Monday, March 23, 2009

Monday Meeting Update

Today's meeting covered the following topics:
  • How far will the market go up and when will it end?

We do not know how long the market will go up or down. However, not knowing the future doesn't mean we can't take an educated guess as to how far it will go using Dow's Theory. Dow Theory says that the market will likely go up at least 1/3 of the amount of the previous decline. In the most recent instance we're looking at a decline in the stock market from 14,164 down to 6547.05. By dividing the difference by 3 we get 2539.16 (1/3). Adding 2539.16 to 6547.05 gets us to the level of 9086.21.

We now have a tentative upside target of 9086.21. However, Dow Theory also says that both the Industrials and the Transports need to exceed each prior peak in order for the trend to be valid (in this case the trend is up). As of the close of the market today, the Industrials smashed through the prior peak of 7350.94 on February 24th. The Transports barely closed above the prior peak of 2709.90 on February 24th. So far the signs are good that both indices will get close to the next peak which is 3203 for the Transports and 8280 for the Industrials.

Because both indices have gone above prior peaks we should continue to believe the market will generally go higher with some declines to occur along the way.

  • What is the good and bad of Dow's Theory?

The good of Dow's Theory is the fact that it attempts to tell investors what the general trend of the market will be. How does the theory do this, by using the movement of the Dow Industrials, Transports and Industrial Production index along with volume indications from the New York Stock Exchange. Also, Dow Theory relies upon historical valuations of the stock market like P/E, dividend yield, book value, earnings and other assorted ways to measure the overall value of the markets.

The bad of Dow's Theory, if it is correct to begin with, is the fact that it can give false and early indications especially at perceived market tops. An example is the top in 1961 was 5 years before the actual top in 1966. Likewise the top in 1999 was 8 years before the actual top in 2007. Also, Dow Theory doesn't tell us about the direction of the market within a long term trend. For this reason, it becomes difficult to "trade" the market using this approach.

  • The more people follow a concept or theory the less effective it will be.

The point was made that Dow Theory has been relatively ignore because of its lack of predictive value. While this is open for debate, my research says that it is a reasonable approach as long as it keeps working for me. If it no longer works then I will still use it but I won't rely so heavily upon it. However, if the critics keep ignoring the relative value of Dow's Theory then it makes the use of it more valuable and effective.

Dow's Theory alone won't answer the question of which stocks I will actually buy and sell. It only tells a person the trend. This is the reason why I combine Dow's Theory with my dividend investing approach so that at least if I'm wrong because of my reliance on a theory then I'll be able to collect income until I'm right or sell out if I'm disastrously wrong.

  • Bear markets last a very, very long time.
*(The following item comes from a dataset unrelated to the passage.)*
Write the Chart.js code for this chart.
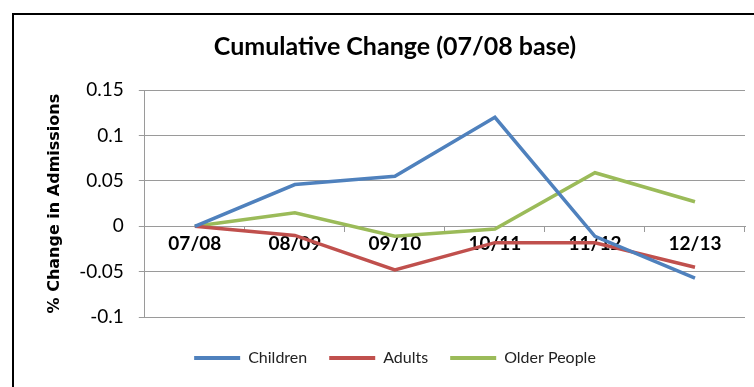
<!DOCTYPE html>
<html>
<head>
<meta charset="utf-8">
<script src="https://cdn.jsdelivr.net/npm/chart.js@4/dist/chart.umd.min.js"></script>
<style>
  html, body { margin: 0; padding: 0; background: #fff; overflow: hidden; }
  #wrap { position: absolute; left: 0; top: 0; width: 812px; height: 400px; }
</style>
</head>
<body>
<div id="wrap"><canvas id="chart-change"></canvas></div>
<script>
const years = ['07/08', '08/09', '09/10', '10/11', '11/12', '12/13'];
const children = [0, 0.046, 0.055, 0.12, -0.011, -0.057];
const adults = [0, -0.01, -0.048, -0.018, -0.018, -0.045];
const olderPeople = [0, 0.015, -0.011, -0.003, 0.059, 0.027];

// outer frame of the chart box
const framePlugin = {
    id: 'frame',
    afterDraw(chart) {
        const ctx = chart.ctx;
        ctx.save();
        ctx.strokeStyle = '#000';
        ctx.lineWidth = 2;
        ctx.strokeRect(13, 14, 786, 380);
        ctx.restore();
    }
};

const line = (label, data, color) => ({
    label: label,
    data: data,
    borderColor: color,
    backgroundColor: color,
    borderWidth: 3.5,
    pointRadius: 0,
    tension: 0
});

const dataChange = {
    labels: years,
    datasets: [
        line('Children', children, '#4F81BD'),
        line('Adults', adults, '#C0504D'),
        line('Older People', olderPeople, '#9BBB59')
    ]
};

const configChange = {
    type: 'line',
    data: dataChange,
    plugins: [framePlugin],
    options: {
        responsive: true,
        maintainAspectRatio: false,
        animation: false,
        layout: {
            padding: { left: 45, right: 67, top: 24, bottom: 24 }
        },
        scales: {
            x: {
                position: { y: 0 },
                offset: true,
                border: { display: true, color: '#9a9a9a' },
                grid: {
                    offset: true,
                    drawOnChartArea: false,
                    drawTicks: true,
                    tickLength: 5,
                    color: '#9a9a9a'
                },
                ticks: {
                    color: '#000',
                    padding: 1,
                    font: { family: 'Lato', size: 19, weight: 'bold' }
                }
            },
            y: {
                min: -0.1,
                max: 0.15,
                border: { display: true, color: '#9a9a9a' },
                grid: { color: '#9a9a9a', tickLength: 6 },
                ticks: {
                    stepSize: 0.05,
                    color: '#000',
                    padding: 15,
                    font: { family: 'Lato', size: 19 },
                    callback: v => String(parseFloat(v.toFixed(2)))
                },
                title: {
                    display: true,
                    text: '% Change in Admissions',
                    color: '#000',
                    padding: { top: 0, bottom: 0 },
                    font: { family: 'DejaVu Sans', size: 16, weight: 'bold' }
                }
            }
        },
        plugins: {
            title: {
                display: true,
                text: 'Cumulative Change (07/08 base)',
                color: '#000',
                padding: { top: 8, bottom: 28 },
                font: { family: 'Lato', size: 25, weight: 'bold' }
            },
            legend: {
                position: 'bottom',
                title: { display: true, text: '', padding: 0, font: { size: 9 } },
                labels: {
                    boxWidth: 46,
                    boxHeight: 4,
                    padding: 22,
                    color: '#222',
                    font: { family: 'Lato', size: 16 },
                    generateLabels(chart) {
                        const items = Chart.defaults.plugins.legend.labels.generateLabels(chart);
                        items.forEach(i => { i.lineWidth = 0; });
                        return items;
                    }
                }
            },
            tooltip: { enabled: false }
        }
    }
};

const myChartChange = new Chart(
    document.getElementById('chart-change'),
    configChange
);
</script>
</body>
</html>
Many market commentators in the media might claim that since we have seen a rise of 20% or more in the stock market then we must be in a bull market. However, I like the conservative view that Dow Theory takes on this issue and that is, a bull market begins when both the Industrials and Transports have exceeded the high of prior peaks. That means a bull market only starts at the 14,164 and 5,492 levels for the Industrials and Transports. This essentially means that both indices could go up over 100% and still be in a bear market as has been demonstrated many time in history.

  • Ride out the upside action unless proven otherwise.

Because we are in a Bear market rally, the market trend is up until or unless we go below the previous low of March 9th.

  • Those with outsized gains are probably more lucky than smart.

As I have learned the hard way, it is far better to be lucky in the stock market competition than smart. However, don't worry about getting lucky. Instead, focus on being informed as much about the history of the market to prepare yourself for the next wave of opportunity without losing money. Our goal is to learn and be ready. The luck will come in due time.

  • I project that this bear market will last a while.

History suggests that the bear market will last 1/3 as long as the previous increase from 1974 to 2007. This means that the market should trade in a wide range until 2018. Around the year 2010 to 2018 we should see rampant inflation.